After the massacre there was a flurry of debate about what had motivated the killers and whether anything could have prevented the crime.
The obvious problems lay with the fact that both boys had committed suicide and could not be questioned. No arrests could be made and there was no way for the victims to find any kind of justice through a trial.
Some high schools began special programmes to expose and put a stop to school bullying, which was suggested as a prime motivating factor for Harris and Klebold’s actions.
Both Harris and Klebold were fans of video games such as Doom and they supported ‘dark’ music groups such as Marilyn Manson and KMFDM. Documentary-maker Michael Moore made a film entitled 'Bowling for Columbine' (2003) after the massacre, which focused on America’s obsession with gun culture. The film won a Best Documentary Academy Award.
In a VH1 interview Marilyn Manson explained that he had cancelled three concerts in memory of the Columbine tragedy and when asked what he would have said to the killers, replied “I wouldn't say a thing. I would just listen to them... and that's what nobody did".
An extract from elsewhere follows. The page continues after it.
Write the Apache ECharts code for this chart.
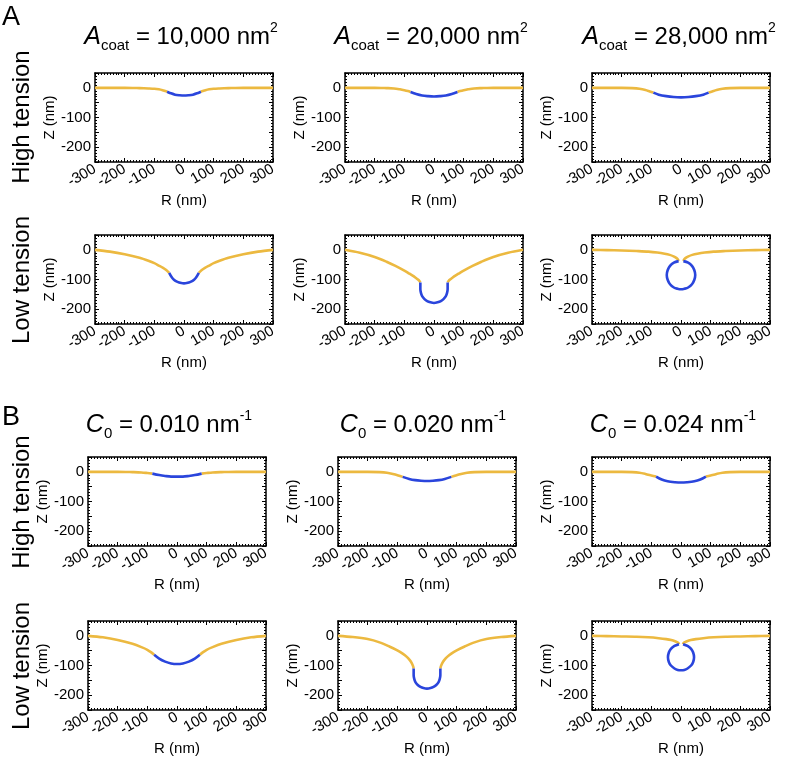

In July 1999, the FBI organised a major summit on school shooters in Virginia. It was attended by psychologists, psychiatrists and representatives from each of the recent school shootings, including a large Columbine contingent. The FBI subsequently published a major report, although it steered clear of suggesting motives in any individual case.
On the fifth anniversary of the massacre the FBI's lead Columbine investigator, along with several psychiatrists, went public in a news feature on their conclusions for the shootings. They stated that Harris was a clinical psychopath and Klebold was depressive. They believed the plan was masterminded by Harris, who they thought had a superiority complex and wanted to highlight his authority to the world.
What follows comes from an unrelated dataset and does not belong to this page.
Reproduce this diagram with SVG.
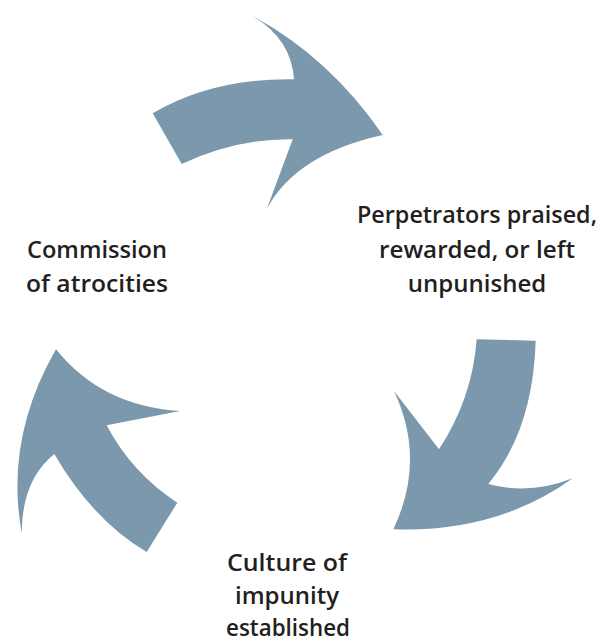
<svg xmlns="http://www.w3.org/2000/svg" width="603" height="644" viewBox="0 0 603 644">
  <style>
    .arrow { fill: #7b98ad; }
    .label { font-family: "Open Sans", "Liberation Sans", sans-serif; font-weight: 600; font-size: 24px; fill: #231f20; text-anchor: middle; }
  </style>
  <rect width="603" height="644" fill="#ffffff"/>
  <g id="connectors">
    <path id="arrow-top" class="arrow" d="M152.7,113.3 Q213,78 294,79.3 Q291,34.5 244.3,11.7 Q326.5,53.2 382.7,135 Q295.3,154.4 266.7,209.3 L292.7,139.3 Q236.2,138.3 181.7,164 Z"/>
    <path id="arrow-right" class="arrow" d="M476.7,339.3 L535.7,340.7 Q533,430 488.3,484 Q529.5,495.4 572.7,478.3 Q497,532.8 393.3,529.3 Q426.4,459.9 394,391 L439,449.3 Q472.1,399.1 476.7,339.3 Z"/>
    <path id="arrow-left" class="arrow" d="M146.7,552 L177.3,502.7 Q131.4,472.6 106.7,425.3 L180,411 Q102,406.4 56,349.3 Q4.5,439 21.7,532.7 Q22,480 54.3,454 Q92.9,520.4 146.7,552 Z"/>
  </g>
  <g id="node-perpetrators">
    <text class="label" x="477" y="223" textLength="240" lengthAdjust="spacingAndGlyphs">Perpetrators praised,</text>
    <text class="label" x="477" y="258" textLength="196" lengthAdjust="spacingAndGlyphs">rewarded, or left</text>
    <text class="label" x="477" y="292">unpunished</text>
  </g>
  <g id="node-culture">
    <text class="label" x="287" y="571" textLength="120" lengthAdjust="spacingAndGlyphs">Culture of</text>
    <text class="label" x="287" y="604">impunity</text>
    <text class="label" x="288" y="636" textLength="124" lengthAdjust="spacingAndGlyphs">established</text>
  </g>
  <g id="node-commission">
    <text class="label" x="97" y="258" textLength="140" lengthAdjust="spacingAndGlyphs">Commission</text>
    <text class="label" x="97" y="292" textLength="142" lengthAdjust="spacingAndGlyphs">of atrocities</text>
  </g>
</svg>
In response to the devastation of the Columbine and other school massacres, many schools instituted new anti-bullying policies as well as ‘zero tolerance’ approaches to weapons and threatening behaviour.
In 2000 more gun control measures were called for and federal and state legislations were introduced that would require safety locks on firearms. A ban was placed on the importation of high-capacity ammunition magazines.
On 21st September 2007 a memorial was dedicated in Clement Park, where immediate memorials were held after the shooting.